* Task requirements *
Print all of the data exactly as written.

* Available data *
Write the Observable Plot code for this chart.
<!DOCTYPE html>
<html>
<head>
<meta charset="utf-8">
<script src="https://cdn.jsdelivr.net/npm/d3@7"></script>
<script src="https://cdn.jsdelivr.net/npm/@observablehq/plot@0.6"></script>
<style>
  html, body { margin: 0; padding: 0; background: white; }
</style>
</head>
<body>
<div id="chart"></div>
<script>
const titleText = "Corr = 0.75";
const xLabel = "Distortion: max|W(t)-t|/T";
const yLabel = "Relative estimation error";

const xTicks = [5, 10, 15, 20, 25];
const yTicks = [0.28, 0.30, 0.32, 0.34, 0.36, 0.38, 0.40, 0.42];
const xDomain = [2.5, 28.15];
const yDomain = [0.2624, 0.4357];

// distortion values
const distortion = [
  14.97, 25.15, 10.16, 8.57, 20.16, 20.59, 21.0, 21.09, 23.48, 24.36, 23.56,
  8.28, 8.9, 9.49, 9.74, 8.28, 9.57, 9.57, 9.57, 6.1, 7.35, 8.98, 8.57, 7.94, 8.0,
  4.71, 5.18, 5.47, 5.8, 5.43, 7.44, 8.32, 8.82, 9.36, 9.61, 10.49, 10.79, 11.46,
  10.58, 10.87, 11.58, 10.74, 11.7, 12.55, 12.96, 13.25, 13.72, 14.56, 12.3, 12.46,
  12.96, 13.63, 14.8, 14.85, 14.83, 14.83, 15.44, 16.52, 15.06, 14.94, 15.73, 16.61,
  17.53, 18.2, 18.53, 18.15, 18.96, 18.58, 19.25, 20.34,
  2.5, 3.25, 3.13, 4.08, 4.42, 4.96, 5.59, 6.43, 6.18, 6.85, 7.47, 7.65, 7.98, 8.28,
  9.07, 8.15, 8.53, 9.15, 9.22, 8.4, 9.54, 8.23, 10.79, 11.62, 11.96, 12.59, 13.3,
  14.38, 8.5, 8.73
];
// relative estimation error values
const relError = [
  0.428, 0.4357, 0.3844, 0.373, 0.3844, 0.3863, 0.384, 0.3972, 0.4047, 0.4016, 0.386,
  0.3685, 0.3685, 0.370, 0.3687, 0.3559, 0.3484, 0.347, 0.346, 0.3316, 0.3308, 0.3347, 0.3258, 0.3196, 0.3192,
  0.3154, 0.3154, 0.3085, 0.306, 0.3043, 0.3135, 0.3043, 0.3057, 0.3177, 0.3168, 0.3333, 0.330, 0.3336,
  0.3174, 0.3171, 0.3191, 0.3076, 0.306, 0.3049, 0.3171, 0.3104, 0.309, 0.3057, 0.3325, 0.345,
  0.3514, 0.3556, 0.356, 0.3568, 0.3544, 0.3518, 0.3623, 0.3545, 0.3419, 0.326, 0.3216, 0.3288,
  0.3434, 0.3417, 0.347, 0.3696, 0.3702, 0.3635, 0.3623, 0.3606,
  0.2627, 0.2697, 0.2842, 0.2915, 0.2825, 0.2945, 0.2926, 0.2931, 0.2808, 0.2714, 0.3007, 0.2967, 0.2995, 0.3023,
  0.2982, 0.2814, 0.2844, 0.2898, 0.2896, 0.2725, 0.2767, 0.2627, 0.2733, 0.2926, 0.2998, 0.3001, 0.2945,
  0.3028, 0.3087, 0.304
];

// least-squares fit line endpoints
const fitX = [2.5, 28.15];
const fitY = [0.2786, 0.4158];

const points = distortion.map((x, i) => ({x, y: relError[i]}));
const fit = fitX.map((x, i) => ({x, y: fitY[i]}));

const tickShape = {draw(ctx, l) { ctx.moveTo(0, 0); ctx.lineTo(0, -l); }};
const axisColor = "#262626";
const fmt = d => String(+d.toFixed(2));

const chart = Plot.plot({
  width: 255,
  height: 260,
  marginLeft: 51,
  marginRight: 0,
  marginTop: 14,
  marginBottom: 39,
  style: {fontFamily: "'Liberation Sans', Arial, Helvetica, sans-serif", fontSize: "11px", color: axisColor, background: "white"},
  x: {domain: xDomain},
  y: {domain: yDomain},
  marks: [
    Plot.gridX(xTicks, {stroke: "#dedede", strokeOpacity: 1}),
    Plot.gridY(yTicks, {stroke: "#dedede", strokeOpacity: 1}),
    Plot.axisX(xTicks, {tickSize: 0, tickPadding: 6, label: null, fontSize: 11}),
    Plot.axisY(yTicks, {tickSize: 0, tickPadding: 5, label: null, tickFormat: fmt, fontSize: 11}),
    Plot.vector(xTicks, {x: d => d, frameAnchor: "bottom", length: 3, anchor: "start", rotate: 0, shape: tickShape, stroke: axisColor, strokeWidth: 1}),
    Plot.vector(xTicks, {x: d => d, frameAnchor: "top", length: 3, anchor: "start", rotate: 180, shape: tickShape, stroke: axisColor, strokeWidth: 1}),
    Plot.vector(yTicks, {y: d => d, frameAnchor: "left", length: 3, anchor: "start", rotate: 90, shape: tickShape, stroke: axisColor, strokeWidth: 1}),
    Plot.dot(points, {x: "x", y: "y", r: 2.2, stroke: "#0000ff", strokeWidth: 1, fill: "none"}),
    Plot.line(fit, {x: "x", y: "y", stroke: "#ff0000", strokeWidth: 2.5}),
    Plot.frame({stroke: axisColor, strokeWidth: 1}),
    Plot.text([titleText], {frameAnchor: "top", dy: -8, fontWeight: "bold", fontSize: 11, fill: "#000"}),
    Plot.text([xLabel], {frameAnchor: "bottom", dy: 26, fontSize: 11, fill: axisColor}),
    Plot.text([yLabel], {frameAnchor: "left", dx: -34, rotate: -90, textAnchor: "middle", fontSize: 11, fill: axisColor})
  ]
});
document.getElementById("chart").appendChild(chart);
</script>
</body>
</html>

* Full output *
Write the Observable Plot code for this chart.
<!DOCTYPE html>
<html>
<head>
<meta charset="utf-8">
<script src="https://cdn.jsdelivr.net/npm/d3@7"></script>
<script src="https://cdn.jsdelivr.net/npm/@observablehq/plot@0.6"></script>
<style>
  html, body { margin: 0; padding: 0; background: white; }
</style>
</head>
<body>
<div id="chart"></div>
<script>
const titleText = "Corr = 0.75";
const xLabel = "Distortion: max|W(t)-t|/T";
const yLabel = "Relative estimation error";

const xTicks = [5, 10, 15, 20, 25];
const yTicks = [0.28, 0.30, 0.32, 0.34, 0.36, 0.38, 0.40, 0.42];
const xDomain = [2.5, 28.15];
const yDomain = [0.2624, 0.4357];

// distortion values
const distortion = [
  14.97, 25.15, 10.16, 8.57, 20.16, 20.59, 21.0, 21.09, 23.48, 24.36, 23.56,
  8.28, 8.9, 9.49, 9.74, 8.28, 9.57, 9.57, 9.57, 6.1, 7.35, 8.98, 8.57, 7.94, 8.0,
  4.71, 5.18, 5.47, 5.8, 5.43, 7.44, 8.32, 8.82, 9.36, 9.61, 10.49, 10.79, 11.46,
  10.58, 10.87, 11.58, 10.74, 11.7, 12.55, 12.96, 13.25, 13.72, 14.56, 12.3, 12.46,
  12.96, 13.63, 14.8, 14.85, 14.83, 14.83, 15.44, 16.52, 15.06, 14.94, 15.73, 16.61,
  17.53, 18.2, 18.53, 18.15, 18.96, 18.58, 19.25, 20.34,
  2.5, 3.25, 3.13, 4.08, 4.42, 4.96, 5.59, 6.43, 6.18, 6.85, 7.47, 7.65, 7.98, 8.28,
  9.07, 8.15, 8.53, 9.15, 9.22, 8.4, 9.54, 8.23, 10.79, 11.62, 11.96, 12.59, 13.3,
  14.38, 8.5, 8.73
];
// relative estimation error values
const relError = [
  0.428, 0.4357, 0.3844, 0.373, 0.3844, 0.3863, 0.384, 0.3972, 0.4047, 0.4016, 0.386,
  0.3685, 0.3685, 0.370, 0.3687, 0.3559, 0.3484, 0.347, 0.346, 0.3316, 0.3308, 0.3347, 0.3258, 0.3196, 0.3192,
  0.3154, 0.3154, 0.3085, 0.306, 0.3043, 0.3135, 0.3043, 0.3057, 0.3177, 0.3168, 0.3333, 0.330, 0.3336,
  0.3174, 0.3171, 0.3191, 0.3076, 0.306, 0.3049, 0.3171, 0.3104, 0.309, 0.3057, 0.3325, 0.345,
  0.3514, 0.3556, 0.356, 0.3568, 0.3544, 0.3518, 0.3623, 0.3545, 0.3419, 0.326, 0.3216, 0.3288,
  0.3434, 0.3417, 0.347, 0.3696, 0.3702, 0.3635, 0.3623, 0.3606,
  0.2627, 0.2697, 0.2842, 0.2915, 0.2825, 0.2945, 0.2926, 0.2931, 0.2808, 0.2714, 0.3007, 0.2967, 0.2995, 0.3023,
  0.2982, 0.2814, 0.2844, 0.2898, 0.2896, 0.2725, 0.2767, 0.2627, 0.2733, 0.2926, 0.2998, 0.3001, 0.2945,
  0.3028, 0.3087, 0.304
];

// least-squares fit line endpoints
const fitX = [2.5, 28.15];
const fitY = [0.2786, 0.4158];

const points = distortion.map((x, i) => ({x, y: relError[i]}));
const fit = fitX.map((x, i) => ({x, y: fitY[i]}));

const tickShape = {draw(ctx, l) { ctx.moveTo(0, 0); ctx.lineTo(0, -l); }};
const axisColor = "#262626";
const fmt = d => String(+d.toFixed(2));

const chart = Plot.plot({
  width: 255,
  height: 260,
  marginLeft: 51,
  marginRight: 0,
  marginTop: 14,
  marginBottom: 39,
  style: {fontFamily: "'Liberation Sans', Arial, Helvetica, sans-serif", fontSize: "11px", color: axisColor, background: "white"},
  x: {domain: xDomain},
  y: {domain: yDomain},
  marks: [
    Plot.gridX(xTicks, {stroke: "#dedede", strokeOpacity: 1}),
    Plot.gridY(yTicks, {stroke: "#dedede", strokeOpacity: 1}),
    Plot.axisX(xTicks, {tickSize: 0, tickPadding: 6, label: null, fontSize: 11}),
    Plot.axisY(yTicks, {tickSize: 0, tickPadding: 5, label: null, tickFormat: fmt, fontSize: 11}),
    Plot.vector(xTicks, {x: d => d, frameAnchor: "bottom", length: 3, anchor: "start", rotate: 0, shape: tickShape, stroke: axisColor, strokeWidth: 1}),
    Plot.vector(xTicks, {x: d => d, frameAnchor: "top", length: 3, anchor: "start", rotate: 180, shape: tickShape, stroke: axisColor, strokeWidth: 1}),
    Plot.vector(yTicks, {y: d => d, frameAnchor: "left", length: 3, anchor: "start", rotate: 90, shape: tickShape, stroke: axisColor, strokeWidth: 1}),
    Plot.dot(points, {x: "x", y: "y", r: 2.2, stroke: "#0000ff", strokeWidth: 1, fill: "none"}),
    Plot.line(fit, {x: "x", y: "y", stroke: "#ff0000", strokeWidth: 2.5}),
    Plot.frame({stroke: axisColor, strokeWidth: 1}),
    Plot.text([titleText], {frameAnchor: "top", dy: -8, fontWeight: "bold", fontSize: 11, fill: "#000"}),
    Plot.text([xLabel], {frameAnchor: "bottom", dy: 26, fontSize: 11, fill: axisColor}),
    Plot.text([yLabel], {frameAnchor: "left", dx: -34, rotate: -90, textAnchor: "middle", fontSize: 11, fill: axisColor})
  ]
});
document.getElementById("chart").appendChild(chart);
</script>
</body>
</html>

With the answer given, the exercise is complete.